====== Provided material ======

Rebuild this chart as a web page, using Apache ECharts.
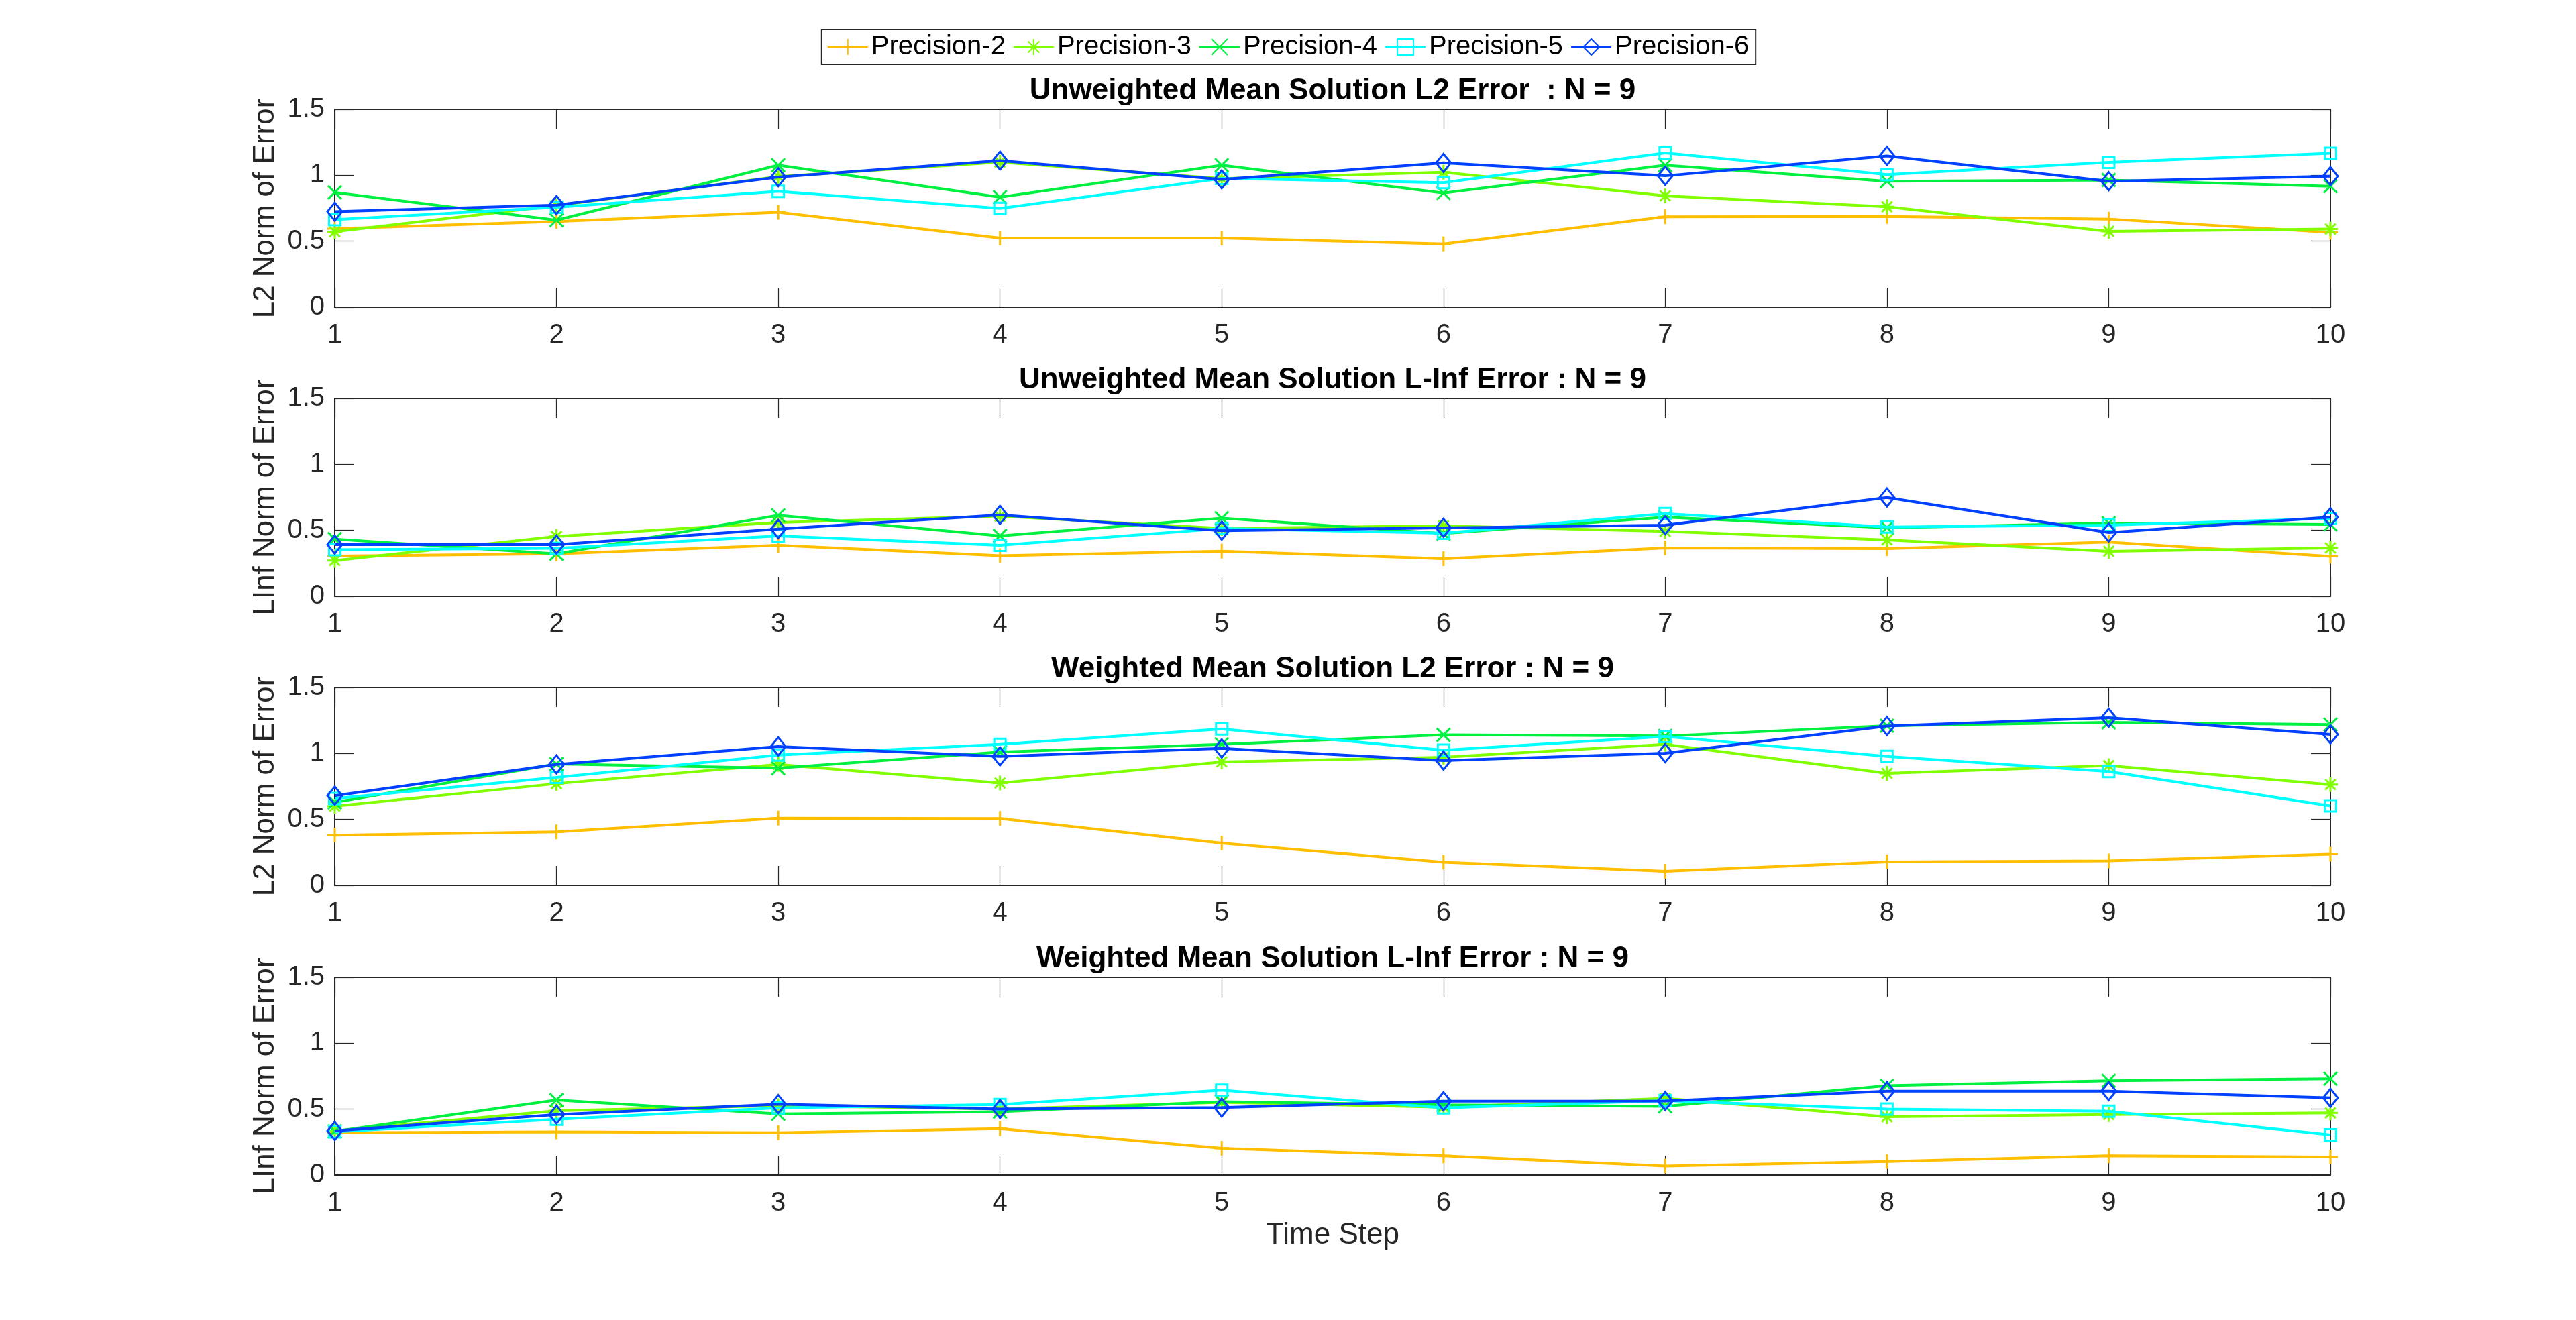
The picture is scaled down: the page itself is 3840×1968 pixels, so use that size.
<!DOCTYPE html>
<html>
<head>
<meta charset="utf-8">
<script src="https://cdn.jsdelivr.net/npm/echarts@6/dist/echarts.min.js"></script>
<style>
html,body{margin:0;padding:0;background:#fff;}
#chart{width:3840px;height:1968px;}
</style>
</head>
<body>
<div id="chart"></div>
<script>
// ---- data ----
const timeSteps = [1, 2, 3, 4, 5, 6, 7, 8, 9, 10];
const seriesNames = ['Precision-2', 'Precision-3', 'Precision-4', 'Precision-5', 'Precision-6'];
const plotTitles = [
  'Unweighted Mean Solution L2 Error  : N = 9',
  'Unweighted Mean Solution L-Inf Error : N = 9',
  'Weighted Mean Solution L2 Error : N = 9',
  'Weighted Mean Solution L-Inf Error : N = 9'
];
const yAxisNames = ['L2 Norm of Error', 'LInf Norm of Error', 'L2 Norm of Error', 'LInf Norm of Error'];
const xAxisName = 'Time Step';
const yTicks = [0, 0.5, 1, 1.5];

// Unweighted mean, L2
const uwL2_p2 = [0.595, 0.649, 0.720, 0.524, 0.524, 0.479, 0.685, 0.688, 0.668, 0.567];
const uwL2_p3 = [0.572, 0.770, 0.990, 1.099, 0.975, 1.023, 0.844, 0.761, 0.575, 0.592];
const uwL2_p4 = [0.870, 0.660, 1.077, 0.834, 1.077, 0.866, 1.077, 0.955, 0.964, 0.917];
const uwL2_p5 = [0.663, 0.758, 0.878, 0.749, 0.976, 0.945, 1.169, 1.006, 1.098, 1.167];
const uwL2_p6 = [0.724, 0.774, 0.986, 1.111, 0.969, 1.094, 0.996, 1.147, 0.955, 0.993];

// Unweighted mean, L-Inf
const uwLi_p2 = [0.305, 0.322, 0.386, 0.308, 0.342, 0.285, 0.366, 0.361, 0.410, 0.302];
const uwLi_p3 = [0.271, 0.454, 0.559, 0.607, 0.515, 0.534, 0.492, 0.427, 0.341, 0.366];
const uwLi_p4 = [0.434, 0.322, 0.614, 0.458, 0.592, 0.475, 0.600, 0.519, 0.554, 0.544];
const uwLi_p5 = [0.353, 0.363, 0.458, 0.386, 0.513, 0.478, 0.627, 0.525, 0.539, 0.590];
const uwLi_p6 = [0.392, 0.392, 0.510, 0.617, 0.497, 0.519, 0.539, 0.749, 0.483, 0.600];

// Weighted mean, L2
const wL2_p2 = [0.380, 0.405, 0.510, 0.507, 0.320, 0.175, 0.107, 0.178, 0.185, 0.236];
const wL2_p3 = [0.600, 0.771, 0.917, 0.776, 0.936, 0.971, 1.069, 0.849, 0.908, 0.764];
const wL2_p4 = [0.629, 0.920, 0.888, 1.010, 1.069, 1.141, 1.132, 1.210, 1.236, 1.219];
const wL2_p5 = [0.659, 0.819, 0.988, 1.069, 1.186, 1.024, 1.129, 0.978, 0.863, 0.603];
const wL2_p6 = [0.680, 0.917, 1.053, 0.978, 1.038, 0.946, 1.002, 1.208, 1.271, 1.144];

// Weighted mean, L-Inf
const wLi_p2 = [0.322, 0.328, 0.322, 0.352, 0.203, 0.146, 0.069, 0.103, 0.146, 0.137];
const wLi_p3 = [0.335, 0.488, 0.526, 0.501, 0.552, 0.515, 0.582, 0.442, 0.459, 0.471];
const wLi_p4 = [0.332, 0.569, 0.464, 0.481, 0.557, 0.532, 0.521, 0.679, 0.716, 0.731];
const wLi_p5 = [0.328, 0.423, 0.510, 0.535, 0.645, 0.510, 0.565, 0.501, 0.484, 0.305];
const wLi_p6 = [0.335, 0.459, 0.538, 0.501, 0.512, 0.560, 0.562, 0.637, 0.637, 0.586];

const plotData = [
  [uwL2_p2, uwL2_p3, uwL2_p4, uwL2_p5, uwL2_p6],
  [uwLi_p2, uwLi_p3, uwLi_p4, uwLi_p5, uwLi_p6],
  [wL2_p2, wL2_p3, wL2_p4, wL2_p5, wL2_p6],
  [wLi_p2, wLi_p3, wLi_p4, wLi_p5, wLi_p6]
];

// ---- styles ----
const FONT = '"Liberation Sans", Arial, Helvetica, sans-serif';
const AX = '#262626';
const colors = ['#FFBF00', '#80FF00', '#00F040', '#00FFFF', '#0040FF'];
const symbols = [
  'path://M10,0 L10,20 M0,10 L20,10',
  'path://M10,0 L10,20 M0,10 L20,10 M2.93,2.93 L17.07,17.07 M2.93,17.07 L17.07,2.93',
  'path://M0,0 L20,20 M0,20 L20,0',
  'rect',
  'diamond'
];
const symbolSizes = [22, 22, 20, 17, [22, 27]];

const gridLeft = 499, gridWidth = 2975, gridHeight = 295;
const gridTops = [163, 594, 1025, 1457];

const grids = [], xAxes = [], yAxes = [], titles = [], series = [];

gridTops.forEach((top, i) => {
  grids.push({left: gridLeft, top: top, width: gridWidth, height: gridHeight});
  titles.push({
    text: plotTitles[i], left: gridLeft + gridWidth / 2, top: top - 49, textAlign: 'center', padding: 0,
    textStyle: {fontSize: 44, fontWeight: 'bold', color: '#000', fontFamily: FONT}
  });
  const axisLine = {show: true, onZero: false, lineStyle: {color: AX, width: 2}};
  const axisTick = {show: true, inside: true, length: 29, lineStyle: {color: AX, width: 1.2}};
  xAxes.push({
    gridIndex: i, type: 'value', min: 1, max: 10, interval: 1, position: 'bottom',
    axisLine: axisLine, axisTick: axisTick, splitLine: {show: false},
    axisLabel: {fontSize: 40, color: AX, margin: 22, fontFamily: FONT},
    name: i === 3 ? xAxisName : '', nameLocation: 'middle', nameGap: 68,
    nameTextStyle: {fontSize: 44, color: AX, fontFamily: FONT}
  });
  xAxes.push({
    gridIndex: i, type: 'value', min: 1, max: 10, interval: 1, position: 'top',
    axisLine: axisLine, axisTick: axisTick, splitLine: {show: false}, axisLabel: {show: false}
  });
  yAxes.push({
    gridIndex: i, type: 'value', min: 0, max: 1.5, interval: 0.5, position: 'left',
    axisLine: axisLine, axisTick: axisTick, splitLine: {show: false},
    axisLabel: {fontSize: 40, color: AX, margin: 15, fontFamily: FONT,
      customValues: yTicks},
    name: yAxisNames[i], nameLocation: 'middle', nameGap: 73,
    nameTextStyle: {fontSize: 44, color: AX, fontFamily: FONT}
  });
  yAxes.push({
    gridIndex: i, type: 'value', min: 0, max: 1.5, interval: 0.5, position: 'right',
    axisLine: axisLine, axisTick: axisTick, splitLine: {show: false}, axisLabel: {show: false}
  });
  plotData[i].forEach((vals, j) => {
    series.push({
      type: 'line', name: seriesNames[j],
      xAxisIndex: 2 * i, yAxisIndex: 2 * i,
      data: timeSteps.map((t, k) => [t, vals[k]]),
      symbol: symbols[j], symbolSize: symbolSizes[j], showSymbol: true,
      lineStyle: {color: colors[j], width: 4},
      itemStyle: {color: 'none', borderColor: colors[j], borderWidth: 3},
      emphasis: {disabled: true},
      animation: false, z: 2 + j
    });
  });
});

const chart = echarts.init(document.getElementById('chart'), null, {renderer: 'canvas'});
chart.setOption({
  backgroundColor: '#fff',
  animation: false,
  title: titles,
  legend: {
    data: seriesNames, left: 'center', top: 44,
    orient: 'horizontal',
    itemWidth: 60, itemHeight: 30, itemGap: 11,
    padding: [6, 10, 6, 8],
    borderColor: AX, borderWidth: 2,
    textStyle: {fontSize: 40, color: '#000', fontFamily: FONT}
  },
  grid: grids,
  xAxis: xAxes,
  yAxis: yAxes,
  series: series
});
</script>
</body>
</html>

======

▸ **Stated exercise**:
Counting only lines of the data above that hold "page", report the total and nothing else.

▸ **Solution below**:
2